Finding a General Formula (Symbolic Evaluation): To find the algebraic rule for $(f\circ g)(x)$, you substitute the entire rule for $g(x)$ into the input of $f(x)$. Using the same functions: $$(f\circ g)(x)=f(g(x))=f(2x-3)=(2x-3{)}^2+1$$ You then simplify: $(2x-3{)}^2+1=4x^2-12x+9+1=4x^2-12x+10$. Notice that $(g\circ f)(x)$ yields a completely different formula: $g(f(x))=g(x^2+1)=2(x^2+1)-3=2x^2-1$. This confirms composition is not commutative; order matters profoundly.

Determining the Domain of a Composite Function

The domain of a composite function $(f\circ g)(x)$ is not simply the domain of the final formula. You must consider restrictions from both stages of the composition.
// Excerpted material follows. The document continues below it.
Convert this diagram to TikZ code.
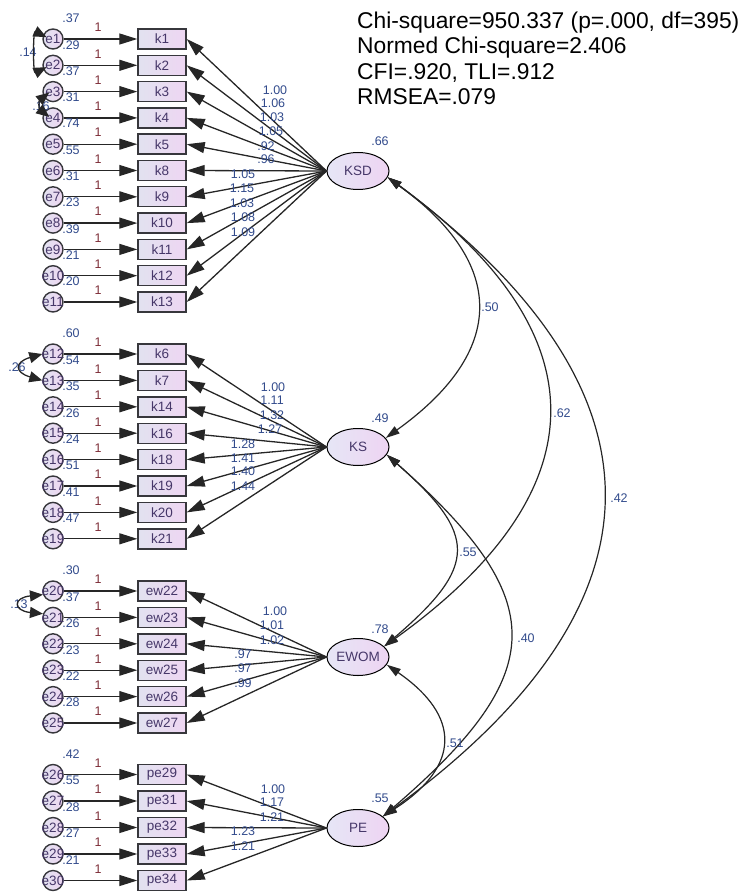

The domain consists of all $x$ such that:

1. $x$ is in the domain of the inner function $g$.
2. The output $g(x)$ is in the domain of the outer function $f$.

Let's determine the domain of $(f\circ g)(x)$ where $g(x)=\sqrt{x}$ and $f(x)=1/(x-4)$.

• Step 1: The domain of $g$ is $x\ge 0$.
• Step 2: The domain of $f$ is all $x$ except $4$ (since division by zero is undefined). Therefore, for the composition, we require $g(x)\ne 4$.
• Step 3: Set $g(x)=4$: $\sqrt{x}=4\Rightarrow x=16$.
• Step 4: Combine conditions. $x$ must be $\ge 0$ (from Step 1) AND $x$ cannot be $16$ (from Step 3).

Thus, the domain of $(f\circ g)(x)$ is $[0,16)\cup (16,\infty )$. The value $x=16$ is excluded because it would make $g(16)=4$, and $f(4)$ is undefined.

Decomposing a Composite Function

Decomposition is the reverse process: taking a complex function $h(x)$ and identifying two (or more) simpler functions $f$ and $g$ such that $h(x)=f(g(x))$. This skill is crucial for calculus, particularly the Chain Rule. Look for an "inner" operation and an "outer" operation.

To decompose $h(x)=\sin (5x^2)$:

1. Identify the innermost operation performed on $x$. Here, it's the multiplication by 5 and squaring: $5x^2$.
2. Let the inner function be $g(x)=5x^2$.
3. The outer function $f$ then takes the sine of its input. So, $f(x)=\sin (x)$.

Check: $f(g(x))=f(5x^2)=\sin (5x^2)=h(x)$. Common choices for the inner function include expressions inside parentheses, under radicals, or in denominators.

Common Pitfalls

1. Reversing the Order: The most frequent error is applying functions in the wrong sequence. Remember, $(f\circ g)(x)$ means $g$ acts first. A good habit is to verbally say "$f$ of $g$ of $x$" as you write $f(g(x))$.

• Correction: Always start with the function closest to the input variable $x$.

1. Incorrect Domain Analysis: Assuming the domain is just the domain of the final simplified algebraic expression. For $(f\circ g)(x)$, you must ensure the output of $g$ is valid for $f$.

• Correction: Use the two-step process: 1) Find valid inputs for $g$, 2) From those, exclude any $x$ that make $g(x)$ an invalid input for $f$.

1. Algebra Mistakes in Simplification: When finding $(f\circ g)(x)$, errors often occur in squaring binomials, distributing negatives, or simplifying fractions.

• Correction: Proceed step-by-step. For $f(g(x))$, first write the rule for $f$ with a placeholder: $f(\square )=(\square {)}^2+...$. Then replace $\square$ with $g(x)$ in its entirety, inside parentheses, before simplifying.

1. Overlooking Function Properties in Decomposition: Trying to decompose a function that isn't truly a composition or missing a valid decomposition.

• Correction: There is often more than one correct answer. A valid decomposition must rebuild the original function exactly. For $h(x)=(x+1{)}^2$, both $g(x)=x+1,f(x)=x^2$ and $g(x)=x,f(x)=(x+1{)}^2$ are technically correct, but the first is more useful for calculus.

Summary

• Composition $(f\circ g)(x)=f(g(x))$ creates a new function by applying $g$ to $x$, then applying $f$ to the result. The order of application is non-negotiable and non-commutative.
• Evaluation can be done numerically (work from the inside out with a specific number) or algebraically (substitute the rule of $g$ into $f$ and simplify).
• The domain of $(f\circ g)$ must be found through a two-part test: $x$ must be in the domain of $g$, and $g(x)$ must be in the domain of $f$.
• Decomposition is the skill of breaking a complex function $h(x)$ into simpler functions $f$ and $g$ such that $h(x)=f(g(x))$. Look for an obvious "inner" function.
• Mastery of composition is essential for future topics like function transformations, inverses, and, most importantly, the Chain Rule in calculus.